- PROBLEM TO WORK ON:
Leave out the pictures and retype only the lines from the opening line to the line that holds "ytick_labels = ['-1.5', '-1', '-0.5', '0', '0.5', '1', '1.5']", both ends included.
****************
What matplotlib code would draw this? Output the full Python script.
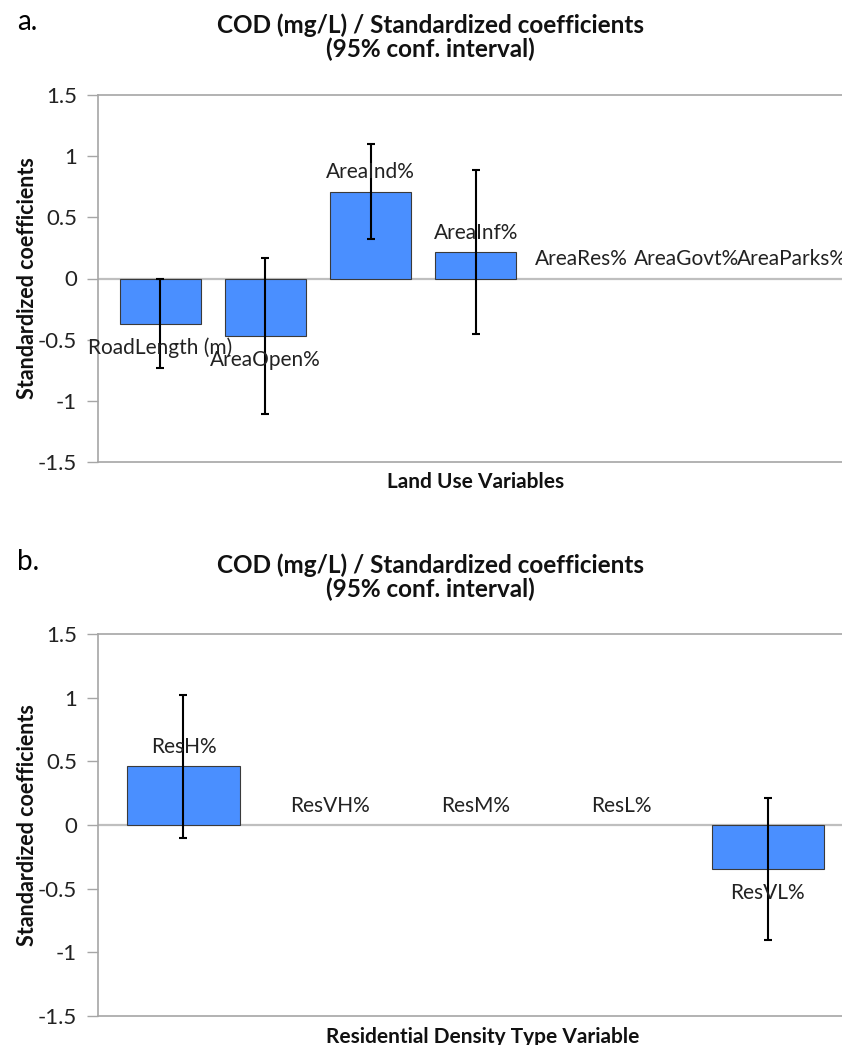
import matplotlib
matplotlib.use("Agg")
import matplotlib.pyplot as plt

plt.rcParams['font.family'] = ['Lato', 'DejaVu Sans']

land_vars = ['RoadLength (m)', 'AreaOpen%', 'AreaInd%', 'AreaInf%',
             'AreaRes%', 'AreaGovt%', 'AreaParks%']
land_coef = [-0.37, -0.47, 0.71, 0.215, 0, 0, 0]
land_ci = [0.365, 0.64, 0.39, 0.67, 0, 0, 0]

res_vars = ['ResH%', 'ResVH%', 'ResM%', 'ResL%', 'ResVL%']
res_coef = [0.46, 0, 0, 0, -0.345]
res_ci = [0.56, 0, 0, 0, 0.56]

yticks = [-1.5, -1, -0.5, 0, 0.5, 1, 1.5]
ytick_labels = ['-1.5', '-1', '-0.5', '0', '0.5', '1', '1.5']

title = 'COD (mg/L) / Standardized coefficients\n(95% conf. interval)'
bar_color = '#4A8FFF'
grey = '#A6A6A6'

fig = plt.figure(figsize=(8.42, 10.45), dpi=100)


def panel(rect, names, coef, ci, xlim, xlabel, xlab_x):
    ax = fig.add_axes(rect)
    x = list(range(len(names)))
    # zero-height bars get no outline, like in the original
    lws = [0.8 if c != 0 else 0 for c in coef]
    ax.bar(x, coef, width=0.77, color=bar_color, edgecolor='#3a3a3a',
           linewidth=lws, zorder=2)
    ax.axhline(0, color='#BFBFBF', lw=1.6, zorder=1)
    for i in x:
        if ci[i] > 0:
            ax.errorbar(i, coef[i], yerr=ci[i], fmt='none', ecolor='black',
                        elinewidth=1.5, capsize=3, capthick=1.5, zorder=3)
    for i in x:
        off = -17 if coef[i] < 0 else 14
        ax.annotate(names[i], (i, coef[i]), xytext=(0, off),
                    textcoords='offset points', ha='center', va='center',
                    fontsize=15, color='#222222', annotation_clip=False,
                    zorder=4)
    ax.set_xlim(*xlim)
    ax.set_ylim(-1.5, 1.5)
    ax.set_yticks(yticks)
    ax.set_yticklabels(ytick_labels, fontsize=16, color='#222222')
    ax.set_xticks([])
    ax.tick_params(axis='y', direction='out', length=8, width=1, color=grey,
                   pad=7)
    for s in ['left', 'top', 'bottom']:
        ax.spines[s].set_color(grey)
        ax.spines[s].set_linewidth(1.2)
    ax.spines['right'].set_visible(False)
    ax.set_ylabel('Standardized coefficients', fontsize=15.5,
                  fontweight='bold', color='#111111', va='center')
    ax.yaxis.set_label_coords(-0.0954, 0.5)
    ax.set_xlabel(xlabel, fontsize=15, fontweight='bold', color='#111111',
                  va='center')
    ax.xaxis.set_label_coords(xlab_x, -0.055)
    return ax


panel([98 / 842, 1 - 462 / 1045, 744 / 842, 367 / 1045],
      land_vars, land_coef, land_ci, (-0.59, 6.48),
      'Land Use Variables', 0.508)
panel([98 / 842, 1 - 1016 / 1045, 744 / 842, 382 / 1045],
      res_vars, res_coef, res_ci, (-0.585, 4.507),
      'Residential Density Type Variable', 0.517)

fig.text(430 / 842, 1 - 37 / 1045, title, ha='center', va='center',
         fontsize=17.5, fontweight='bold', linespacing=1.05, color='#111111')
fig.text(430 / 842, 1 - 577 / 1045, title, ha='center', va='center',
         fontsize=17.5, fontweight='bold', linespacing=1.05, color='#111111')
fig.text(17 / 842, 1 - 22 / 1045, 'a.', ha='left', va='center', fontsize=20)
fig.text(17 / 842, 1 - 562 / 1045, 'b.', ha='left', va='center', fontsize=20)

fig.savefig('out.png', dpi=100)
****************
- FULL SOLUTION:
What matplotlib code would draw this? Output the full Python script.
import matplotlib
matplotlib.use("Agg")
import matplotlib.pyplot as plt

plt.rcParams['font.family'] = ['Lato', 'DejaVu Sans']

land_vars = ['RoadLength (m)', 'AreaOpen%', 'AreaInd%', 'AreaInf%',
             'AreaRes%', 'AreaGovt%', 'AreaParks%']
land_coef = [-0.37, -0.47, 0.71, 0.215, 0, 0, 0]
land_ci = [0.365, 0.64, 0.39, 0.67, 0, 0, 0]

res_vars = ['ResH%', 'ResVH%', 'ResM%', 'ResL%', 'ResVL%']
res_coef = [0.46, 0, 0, 0, -0.345]
res_ci = [0.56, 0, 0, 0, 0.56]

yticks = [-1.5, -1, -0.5, 0, 0.5, 1, 1.5]
ytick_labels = ['-1.5', '-1', '-0.5', '0', '0.5', '1', '1.5']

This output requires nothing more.